Data provided:
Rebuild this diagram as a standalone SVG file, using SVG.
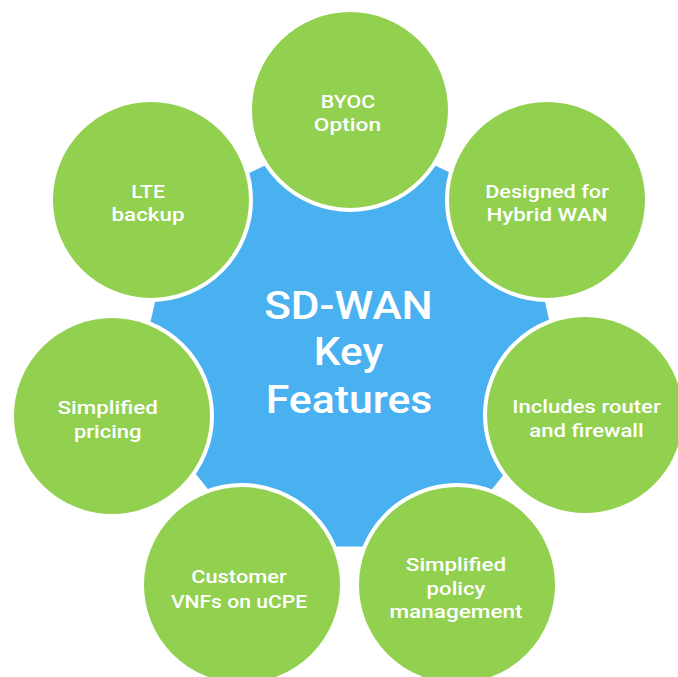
<svg xmlns="http://www.w3.org/2000/svg" width="678" height="677" viewBox="0 0 678 677">
<style>
.hub{fill:#4AB1F1}
.node circle{fill:#92D050;stroke:#fff;stroke-width:4}
text{font-family:Roboto,"Open Sans","Liberation Sans",sans-serif;font-weight:500;fill:#fff;text-anchor:middle}
.lbl{font-size:19px}
.title{font-size:38px}
</style>
<rect width="678" height="677" fill="#fff"/>
<g id="hub">
<polygon class="hub" points="350,124.5 523.57,208.08 566.43,395.9 446.32,546.52 253.68,546.52 133.57,395.9 176.43,208.08"/>
<text class="title"><tspan x="348.5" y="319" textLength="168.7" lengthAdjust="spacingAndGlyphs">SD-WAN</tspan><tspan x="348.5" y="365" textLength="69.3" lengthAdjust="spacingAndGlyphs">Key</tspan><tspan x="349" y="412.7" textLength="166.7" lengthAdjust="spacingAndGlyphs">Features</tspan></text>
</g>
<g id="byoc" class="node">
<circle cx="350" cy="110" r="100"/>
<text class="lbl"><tspan x="348" y="108.3" textLength="54.3" lengthAdjust="spacingAndGlyphs">BYOC</tspan><tspan x="347.5" y="130.7" textLength="67.3" lengthAdjust="spacingAndGlyphs">Option</tspan></text>
</g>
<g id="hybrid" class="node">
<circle cx="547" cy="200" r="100"/>
<text class="lbl"><tspan x="547" y="198" textLength="123.7" lengthAdjust="spacingAndGlyphs">Designed for</tspan><tspan x="547" y="221.4" textLength="121" lengthAdjust="spacingAndGlyphs">Hybrid WAN</tspan></text>
</g>
<g id="router" class="node">
<circle cx="585" cy="415" r="100"/>
<text class="lbl"><tspan x="586.5" y="413.3" textLength="148.4" lengthAdjust="spacingAndGlyphs">Includes router</tspan><tspan x="586.5" y="437" textLength="114.3" lengthAdjust="spacingAndGlyphs">and firewall</tspan></text>
</g>
<g id="policy" class="node">
<circle cx="457" cy="585" r="100"/>
<text class="lbl"><tspan x="456" y="570.8" textLength="100.3" lengthAdjust="spacingAndGlyphs">Simplified</tspan><tspan x="456" y="594.5" textLength="58.8" lengthAdjust="spacingAndGlyphs">policy</tspan><tspan x="456" y="617.5" textLength="133.2" lengthAdjust="spacingAndGlyphs">management</tspan></text>
</g>
<g id="vnf" class="node">
<circle cx="242" cy="585" r="100"/>
<text class="lbl"><tspan x="239" y="582.9" textLength="95.6" lengthAdjust="spacingAndGlyphs">Customer</tspan><tspan x="239" y="607.5" textLength="136.2" lengthAdjust="spacingAndGlyphs">VNFs on uCPE</tspan></text>
</g>
<g id="pricing" class="node">
<circle cx="112" cy="416" r="100"/>
<text class="lbl"><tspan x="107.7" y="414.2" textLength="100.3" lengthAdjust="spacingAndGlyphs">Simplified</tspan><tspan x="107.7" y="437.6" textLength="67.5" lengthAdjust="spacingAndGlyphs">pricing</tspan></text>
</g>
<g id="lte" class="node">
<circle cx="151" cy="200" r="100"/>
<text class="lbl"><tspan x="148" y="198" textLength="33.7" lengthAdjust="spacingAndGlyphs">LTE</tspan><tspan x="148" y="221.4" textLength="73" lengthAdjust="spacingAndGlyphs">backup</tspan></text>
</g>
</svg>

What to do: Quote the data above in full and without alteration; skip the pictures.

Final result:
Rebuild this diagram as a standalone SVG file, using SVG.
<svg xmlns="http://www.w3.org/2000/svg" width="678" height="677" viewBox="0 0 678 677">
<style>
.hub{fill:#4AB1F1}
.node circle{fill:#92D050;stroke:#fff;stroke-width:4}
text{font-family:Roboto,"Open Sans","Liberation Sans",sans-serif;font-weight:500;fill:#fff;text-anchor:middle}
.lbl{font-size:19px}
.title{font-size:38px}
</style>
<rect width="678" height="677" fill="#fff"/>
<g id="hub">
<polygon class="hub" points="350,124.5 523.57,208.08 566.43,395.9 446.32,546.52 253.68,546.52 133.57,395.9 176.43,208.08"/>
<text class="title"><tspan x="348.5" y="319" textLength="168.7" lengthAdjust="spacingAndGlyphs">SD-WAN</tspan><tspan x="348.5" y="365" textLength="69.3" lengthAdjust="spacingAndGlyphs">Key</tspan><tspan x="349" y="412.7" textLength="166.7" lengthAdjust="spacingAndGlyphs">Features</tspan></text>
</g>
<g id="byoc" class="node">
<circle cx="350" cy="110" r="100"/>
<text class="lbl"><tspan x="348" y="108.3" textLength="54.3" lengthAdjust="spacingAndGlyphs">BYOC</tspan><tspan x="347.5" y="130.7" textLength="67.3" lengthAdjust="spacingAndGlyphs">Option</tspan></text>
</g>
<g id="hybrid" class="node">
<circle cx="547" cy="200" r="100"/>
<text class="lbl"><tspan x="547" y="198" textLength="123.7" lengthAdjust="spacingAndGlyphs">Designed for</tspan><tspan x="547" y="221.4" textLength="121" lengthAdjust="spacingAndGlyphs">Hybrid WAN</tspan></text>
</g>
<g id="router" class="node">
<circle cx="585" cy="415" r="100"/>
<text class="lbl"><tspan x="586.5" y="413.3" textLength="148.4" lengthAdjust="spacingAndGlyphs">Includes router</tspan><tspan x="586.5" y="437" textLength="114.3" lengthAdjust="spacingAndGlyphs">and firewall</tspan></text>
</g>
<g id="policy" class="node">
<circle cx="457" cy="585" r="100"/>
<text class="lbl"><tspan x="456" y="570.8" textLength="100.3" lengthAdjust="spacingAndGlyphs">Simplified</tspan><tspan x="456" y="594.5" textLength="58.8" lengthAdjust="spacingAndGlyphs">policy</tspan><tspan x="456" y="617.5" textLength="133.2" lengthAdjust="spacingAndGlyphs">management</tspan></text>
</g>
<g id="vnf" class="node">
<circle cx="242" cy="585" r="100"/>
<text class="lbl"><tspan x="239" y="582.9" textLength="95.6" lengthAdjust="spacingAndGlyphs">Customer</tspan><tspan x="239" y="607.5" textLength="136.2" lengthAdjust="spacingAndGlyphs">VNFs on uCPE</tspan></text>
</g>
<g id="pricing" class="node">
<circle cx="112" cy="416" r="100"/>
<text class="lbl"><tspan x="107.7" y="414.2" textLength="100.3" lengthAdjust="spacingAndGlyphs">Simplified</tspan><tspan x="107.7" y="437.6" textLength="67.5" lengthAdjust="spacingAndGlyphs">pricing</tspan></text>
</g>
<g id="lte" class="node">
<circle cx="151" cy="200" r="100"/>
<text class="lbl"><tspan x="148" y="198" textLength="33.7" lengthAdjust="spacingAndGlyphs">LTE</tspan><tspan x="148" y="221.4" textLength="73" lengthAdjust="spacingAndGlyphs">backup</tspan></text>
</g>
</svg>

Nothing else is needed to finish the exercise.